** START SUPPLIED DATA **

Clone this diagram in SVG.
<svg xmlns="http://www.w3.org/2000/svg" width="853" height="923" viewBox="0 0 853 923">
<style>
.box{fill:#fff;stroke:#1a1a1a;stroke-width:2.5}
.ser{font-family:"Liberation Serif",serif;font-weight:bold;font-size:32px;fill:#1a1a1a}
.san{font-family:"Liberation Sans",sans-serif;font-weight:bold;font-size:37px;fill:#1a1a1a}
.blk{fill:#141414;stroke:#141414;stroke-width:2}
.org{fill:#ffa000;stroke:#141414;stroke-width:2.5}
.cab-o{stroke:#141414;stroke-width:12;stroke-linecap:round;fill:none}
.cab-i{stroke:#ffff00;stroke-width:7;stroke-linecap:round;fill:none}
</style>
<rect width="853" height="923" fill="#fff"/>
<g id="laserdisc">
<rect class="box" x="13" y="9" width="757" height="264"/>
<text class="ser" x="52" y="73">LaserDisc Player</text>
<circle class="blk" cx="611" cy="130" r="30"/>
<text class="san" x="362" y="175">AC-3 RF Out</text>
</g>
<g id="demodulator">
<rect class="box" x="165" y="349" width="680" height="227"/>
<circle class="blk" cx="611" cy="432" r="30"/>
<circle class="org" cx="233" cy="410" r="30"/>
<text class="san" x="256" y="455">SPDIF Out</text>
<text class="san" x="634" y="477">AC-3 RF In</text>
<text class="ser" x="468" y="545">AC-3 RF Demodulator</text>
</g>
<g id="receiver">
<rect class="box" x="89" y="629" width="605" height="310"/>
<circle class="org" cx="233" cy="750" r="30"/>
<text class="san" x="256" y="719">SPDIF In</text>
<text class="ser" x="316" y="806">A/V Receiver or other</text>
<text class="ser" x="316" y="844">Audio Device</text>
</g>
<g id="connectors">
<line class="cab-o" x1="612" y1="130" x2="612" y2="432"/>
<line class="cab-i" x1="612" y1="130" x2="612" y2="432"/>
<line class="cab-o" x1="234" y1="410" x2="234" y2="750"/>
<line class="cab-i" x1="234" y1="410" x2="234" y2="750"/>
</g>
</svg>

** END SUPPLIED DATA **
** START SUPPLIED DATA **

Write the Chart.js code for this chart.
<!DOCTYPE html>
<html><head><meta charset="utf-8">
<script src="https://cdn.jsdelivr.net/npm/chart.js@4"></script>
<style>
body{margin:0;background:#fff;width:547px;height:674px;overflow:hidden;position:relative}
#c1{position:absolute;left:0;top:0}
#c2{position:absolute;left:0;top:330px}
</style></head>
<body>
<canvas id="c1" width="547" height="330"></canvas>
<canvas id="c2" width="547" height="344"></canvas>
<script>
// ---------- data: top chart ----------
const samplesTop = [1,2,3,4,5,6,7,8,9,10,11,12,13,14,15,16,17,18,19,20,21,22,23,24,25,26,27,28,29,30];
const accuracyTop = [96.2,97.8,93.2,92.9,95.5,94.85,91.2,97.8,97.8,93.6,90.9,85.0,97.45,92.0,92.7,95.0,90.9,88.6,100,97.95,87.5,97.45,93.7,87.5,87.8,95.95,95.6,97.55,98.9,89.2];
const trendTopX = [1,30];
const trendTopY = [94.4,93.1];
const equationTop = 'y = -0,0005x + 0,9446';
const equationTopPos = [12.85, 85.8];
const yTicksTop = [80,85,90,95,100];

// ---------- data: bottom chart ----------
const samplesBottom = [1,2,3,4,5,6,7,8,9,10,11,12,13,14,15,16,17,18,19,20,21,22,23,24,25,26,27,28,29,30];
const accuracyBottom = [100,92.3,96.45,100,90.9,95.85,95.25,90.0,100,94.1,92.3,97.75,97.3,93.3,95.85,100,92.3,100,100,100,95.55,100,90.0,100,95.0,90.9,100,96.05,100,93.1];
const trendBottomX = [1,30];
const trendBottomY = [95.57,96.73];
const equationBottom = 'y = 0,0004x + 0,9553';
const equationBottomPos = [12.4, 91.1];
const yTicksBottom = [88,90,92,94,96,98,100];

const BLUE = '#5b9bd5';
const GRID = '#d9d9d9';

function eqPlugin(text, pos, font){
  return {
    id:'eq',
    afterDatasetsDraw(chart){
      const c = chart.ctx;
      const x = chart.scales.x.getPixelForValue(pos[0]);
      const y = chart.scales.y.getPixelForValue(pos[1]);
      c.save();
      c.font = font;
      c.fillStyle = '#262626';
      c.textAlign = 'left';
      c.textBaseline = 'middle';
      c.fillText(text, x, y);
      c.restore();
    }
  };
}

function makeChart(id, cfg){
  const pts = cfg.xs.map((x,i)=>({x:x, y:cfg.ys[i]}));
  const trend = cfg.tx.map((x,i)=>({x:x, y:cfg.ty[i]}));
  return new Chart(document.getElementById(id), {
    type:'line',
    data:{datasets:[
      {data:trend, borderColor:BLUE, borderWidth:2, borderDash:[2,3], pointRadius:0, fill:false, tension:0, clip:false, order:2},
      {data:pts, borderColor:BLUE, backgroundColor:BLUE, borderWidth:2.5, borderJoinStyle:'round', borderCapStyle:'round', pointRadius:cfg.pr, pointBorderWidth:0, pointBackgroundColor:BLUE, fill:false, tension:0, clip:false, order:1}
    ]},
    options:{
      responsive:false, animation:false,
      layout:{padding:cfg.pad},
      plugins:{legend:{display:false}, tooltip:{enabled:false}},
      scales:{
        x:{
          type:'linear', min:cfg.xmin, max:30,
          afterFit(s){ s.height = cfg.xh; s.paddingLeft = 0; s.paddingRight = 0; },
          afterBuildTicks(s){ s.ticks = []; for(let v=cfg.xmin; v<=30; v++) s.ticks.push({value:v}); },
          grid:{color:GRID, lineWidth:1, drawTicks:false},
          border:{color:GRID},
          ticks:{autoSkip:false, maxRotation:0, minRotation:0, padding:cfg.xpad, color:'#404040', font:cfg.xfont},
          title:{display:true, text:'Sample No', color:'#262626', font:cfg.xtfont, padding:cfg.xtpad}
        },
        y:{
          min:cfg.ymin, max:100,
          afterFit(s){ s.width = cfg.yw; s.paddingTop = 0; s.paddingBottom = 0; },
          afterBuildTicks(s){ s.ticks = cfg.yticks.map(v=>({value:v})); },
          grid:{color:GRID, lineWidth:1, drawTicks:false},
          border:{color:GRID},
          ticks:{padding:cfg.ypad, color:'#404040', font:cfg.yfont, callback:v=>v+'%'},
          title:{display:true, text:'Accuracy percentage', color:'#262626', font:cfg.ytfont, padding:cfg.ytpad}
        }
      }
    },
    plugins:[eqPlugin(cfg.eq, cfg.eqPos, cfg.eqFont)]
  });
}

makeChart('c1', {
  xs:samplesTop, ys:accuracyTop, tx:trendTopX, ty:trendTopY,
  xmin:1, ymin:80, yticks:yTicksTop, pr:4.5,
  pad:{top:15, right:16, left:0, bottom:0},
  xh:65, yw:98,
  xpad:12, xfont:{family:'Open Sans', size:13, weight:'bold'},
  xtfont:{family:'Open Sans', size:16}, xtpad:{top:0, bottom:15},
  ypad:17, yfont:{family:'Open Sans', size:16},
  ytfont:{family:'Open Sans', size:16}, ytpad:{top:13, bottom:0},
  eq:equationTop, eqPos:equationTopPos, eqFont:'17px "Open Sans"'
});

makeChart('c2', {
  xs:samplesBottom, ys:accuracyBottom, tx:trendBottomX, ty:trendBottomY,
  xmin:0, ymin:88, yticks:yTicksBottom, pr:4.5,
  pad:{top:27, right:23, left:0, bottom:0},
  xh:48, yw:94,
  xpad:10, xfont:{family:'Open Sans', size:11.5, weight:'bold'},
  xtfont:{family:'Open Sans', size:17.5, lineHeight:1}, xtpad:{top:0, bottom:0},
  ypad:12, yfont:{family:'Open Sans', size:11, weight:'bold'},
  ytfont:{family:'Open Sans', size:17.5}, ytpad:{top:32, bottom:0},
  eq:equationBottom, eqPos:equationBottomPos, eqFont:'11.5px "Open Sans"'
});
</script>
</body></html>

** END SUPPLIED DATA **

WHAT IS REQUIRED: From the records above, copy out the line with "Write the Chart.js code for this chart.", the line with "const yTicksTop = [80,85,90,95,100];", and every line between them, word for word.

COMPLETE OUTPUT:
Write the Chart.js code for this chart.
<!DOCTYPE html>
<html><head><meta charset="utf-8">
<script src="https://cdn.jsdelivr.net/npm/chart.js@4"></script>
<style>
body{margin:0;background:#fff;width:547px;height:674px;overflow:hidden;position:relative}
#c1{position:absolute;left:0;top:0}
#c2{position:absolute;left:0;top:330px}
</style></head>
<body>
<canvas id="c1" width="547" height="330"></canvas>
<canvas id="c2" width="547" height="344"></canvas>
<script>
// ---------- data: top chart ----------
const samplesTop = [1,2,3,4,5,6,7,8,9,10,11,12,13,14,15,16,17,18,19,20,21,22,23,24,25,26,27,28,29,30];
const accuracyTop = [96.2,97.8,93.2,92.9,95.5,94.85,91.2,97.8,97.8,93.6,90.9,85.0,97.45,92.0,92.7,95.0,90.9,88.6,100,97.95,87.5,97.45,93.7,87.5,87.8,95.95,95.6,97.55,98.9,89.2];
const trendTopX = [1,30];
const trendTopY = [94.4,93.1];
const equationTop = 'y = -0,0005x + 0,9446';
const equationTopPos = [12.85, 85.8];
const yTicksTop = [80,85,90,95,100];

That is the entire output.